Wider Constraint Coverage: Covering 13 temporal constraints vs. the usual 4-6 allows for pinpointing temporal blind spots that existing benchmarks cannot detect.

Highlights & Insights¶

Cross-disciplinary Synergy: Using mature temporal database theories (TFD / Temporal SQL / Temporal Join) as a "formal engine" for question generation provides theoretical guarantees for question selection, answer retrieval, and verification—moving away from ad-hoc manual design.
Self-Maintaining Benchmark: Questions are dynamically determined by database content. Updating the data refreshes the benchmark, directly addressing the maintenance issues that led to the stagnation of benchmarks like RealTimeQA.
Time Accuracy as an Underrated Dimension: It reveals that "being correct does not mean being reliable." This shifts hallucination evaluation from the answer level to the temporal reference level within explanations, enabled by automated SQL-based verification.

Limitations & Future Work¶

The study focuses on uni-temporal data models (validity intervals) and does not cover more complex temporal semantics like bi-temporal models (including transaction time).
The pipeline relies on LLMs in two places: SQL-to-text translation (91.5% accuracy) and temporal reference LLM-judging (91.1%). Neither is 100%, introducing minor noise into the benchmark and evaluation.
Question quality is constrained by whether the input database's TFDs are correctly defined. Handling missing or invalid TFDs requires additional processing (discussed in the appendix) and is not fully automated in the main flow.
Implicit multi-hop questions depend on finding temporal-joinable related tables; domain-specific data may be difficult to scale in difficulty if related event tables are missing.
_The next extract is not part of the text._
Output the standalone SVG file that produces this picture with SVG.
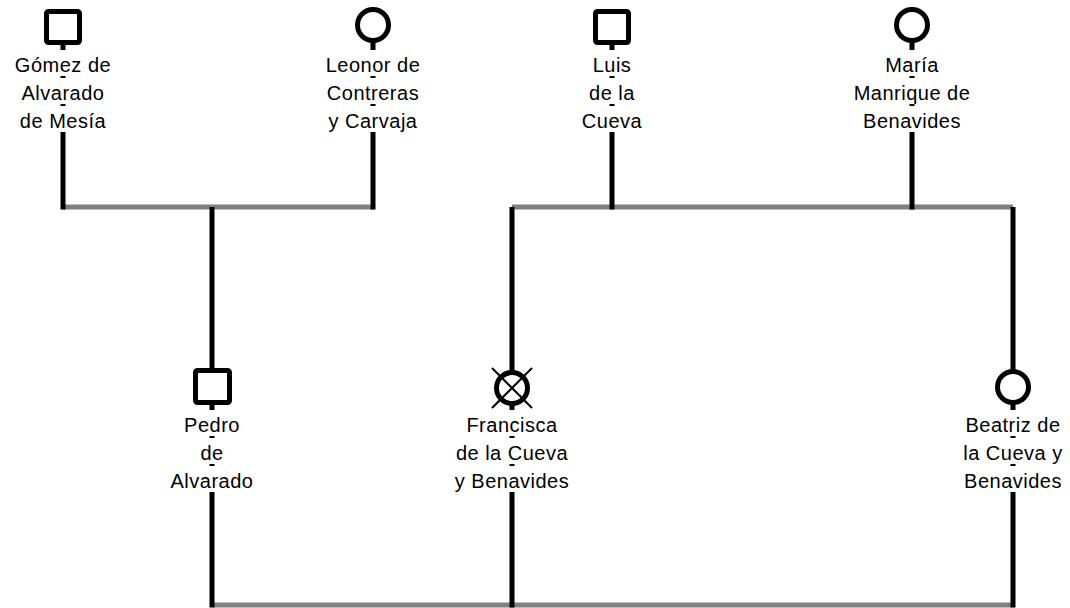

TSQA Benchmarks: Existing works like TimeQA, TempLAMA, RealTimeQA, and Dyknow are mostly Wikipedia/Wikidata-centric and built using manual effort or fixed templates. TDBench complements these as a "database-driven + domain-specific + auto-maintained" alternative.
Temporal Databases: The methodology is rooted in Jensen & Snodgrass's temporal database theories (TFDs, temporal joins, Allen’s interval algebra).
Hallucination Evaluation: While prior work noted LLMs hallucinate in explanations, this paper formalizes this as "temporal reference errors" and provides an automated metric for verification.
Insight: Using formal data structures and query languages as question generators is a generalizable strategy to reduce manual costs and ensure controllable, reproducible evaluations. This can be extended to other evaluation tasks requiring structured facts (e.g., counting, aggregation, multi-constraint reasoning).

Rating¶

Novelty: ⭐⭐⭐⭐ — The use of temporal database techniques as a TSQA engine combined with the "time accuracy" metric is a novel and substantive bridge between DB theory and LLM evaluation.
Experimental Thoroughness: ⭐⭐⭐⭐ — Covers 8 major LLMs, multiple data domains, and three metrics, with verified portability to existing benchmarks.
Writing Quality: ⭐⭐⭐⭐ — The logic from motivation to method to metrics is clear; Figure 1 and the tabular examples make abstract SQL construction intuitive.
Value: ⭐⭐⭐⭐ — Provides an automated, comprehensive TSQA framework that identifies temporal hallucinations. Open-sourcing the code and data makes it highly practical for the evaluation community.